The function then computes the unnormalized CDF at beta and normalizes it by dividing with _cdf_norm.

ppf(cdf)#

Computes the percent point function (PPF), also known as the inverse cumulative distribution function.

Parameters

cdf (float)

The cumulative probability for which to compute the inverse CDF. It must be between 0 and 1 (inclusive).

Returns

A float which is the value of the percent point function evaluated at cdf.

Notes

This function computes the PPF by first checking if cdf is not between 0 and 1. If it is not, it returns math.nan.

If the scale of the distribution _y_scale is zero, it returns the maximum likelihood estimate mle.

If the unnormalized cumulative distribution function _cdf_norm has not been computed yet, it is computed by calling _cdf_unnorm(math.inf).

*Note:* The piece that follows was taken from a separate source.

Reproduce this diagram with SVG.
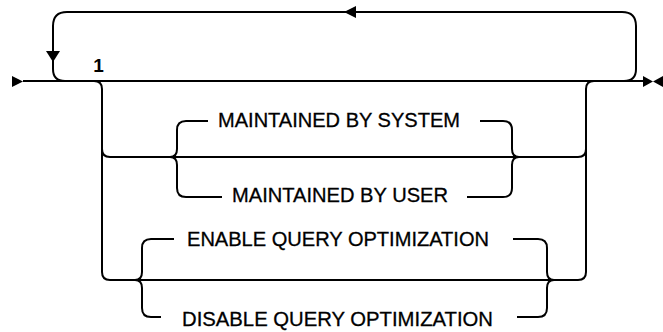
<svg xmlns="http://www.w3.org/2000/svg" width="663" height="332" viewBox="0 0 663 332">
<style>
.ln{fill:none;stroke:#000;stroke-width:2;stroke-linecap:butt;stroke-linejoin:round}
.ah{fill:#000;stroke:none}
.t{font-family:"Liberation Sans","Noto Sans",Arial,sans-serif;font-size:20px;fill:#000;stroke:#000;stroke-width:0.3}
.n{font-family:"Liberation Sans","Noto Sans",Arial,sans-serif;font-size:19px;font-weight:bold;fill:#000}
</style>
<rect width="663" height="332" fill="#fff"/>
<g id="connectors">
<path class="ln" d="M23 81 H643"/>
<path class="ln" d="M624 81 Q636 81 636 69 V26 Q636 12 622 12 H67 Q53 12 53 26 V69 Q53 81 65 81"/>
<path class="ln" d="M94 81 Q102 81 102 89 V272 Q102 280 110 280 H578 Q586 280 586 272 V89 Q586 81 594 81"/>
<path class="ln" d="M102 149 Q102 157 110 157 H578 Q586 157 586 149"/>
<path class="ln" d="M208 121 H186 Q177 121 177 130 V149 Q177 157 170 157 Q177 157 177 165 V188 Q177 197 186 197 H222"/>
<path class="ln" d="M480 121 H503 Q512 121 512 130 V149 Q512 157 519 157 Q512 157 512 165 V188 Q512 197 503 197 H467"/>
<path class="ln" d="M174 239 H151 Q142 239 142 248 V272 Q142 280 135 280 Q142 280 142 288 V308 Q142 317 151 317 H161"/>
<path class="ln" d="M513 239 H538 Q547 239 547 248 V272 Q547 280 554 280 Q547 280 547 288 V308 Q547 317 538 317 H517"/>
<polygon class="ah" points="12,76 23,81.5 12,87"/>
<polygon class="ah" points="643,76 653,81.5 643,87"/>
<polygon class="ah" points="663,76 653,81.5 663,87"/>
<polygon class="ah" points="46,51 60,51 53,62"/>
<polygon class="ah" points="356,6 356,18 344,12"/>
</g>
<g id="label-1"><text class="n" x="98.5" y="72" text-anchor="middle">1</text></g>
<g id="maintained-by-system"><text class="t" x="218" y="127" textLength="242" lengthAdjust="spacingAndGlyphs">MAINTAINED BY SYSTEM</text></g>
<g id="maintained-by-user"><text class="t" x="232" y="202" textLength="216" lengthAdjust="spacingAndGlyphs">MAINTAINED BY USER</text></g>
<g id="enable-query-optimization"><text class="t" x="187" y="246" textLength="302" lengthAdjust="spacingAndGlyphs">ENABLE QUERY OPTIMIZATION</text></g>
<g id="disable-query-optimization"><text class="t" x="182" y="326" textLength="311" lengthAdjust="spacingAndGlyphs">DISABLE QUERY OPTIMIZATION</text></g>
</svg>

The function then scales cdf by _cdf_norm (making sure it does not exceed _cdf_norm), computes the unnormalized PPF at this scaled value, and transforms it back to the original scale.

asv_runner.statistics.compute_stats(samples, number)#

Performs statistical analysis on the provided samples.

Parameters

samples (list of float)

A list of total times (in seconds) of benchmarks.

number (int)

The number of times each benchmark was repeated.

Returns

beta_hat (float)

The estimated time per iteration.

stats (dict)

A dictionary containing various statistical measures of the estimator. It includes:

  • “ci_99_a”: The lower bound of the 99% confidence interval.

  • “ci_99_b”: The upper bound of the 99% confidence interval.

  • “q_25”: The 25th percentile of the sample times.

  • “q_75”: The 75th percentile of the sample times.

  • “repeat”: The total number of samples.

  • “number”: The repeat number for each sample.

Notes

This function first checks if there are any samples. If there are none, it returns None, None.

It then calculates the median and the 25th and 75th percentiles of the samples. If the nonparametric confidence interval estimation did not provide an estimate, it computes the posterior distribution for the location, assuming exponential noise. The Maximum Likelihood Estimate (MLE) is equal to the median. The function uses the confidence interval from that distribution to extend beyond the sample bounds if necessary.

Finally, it produces the median as the result and a dictionary of the computed statistics.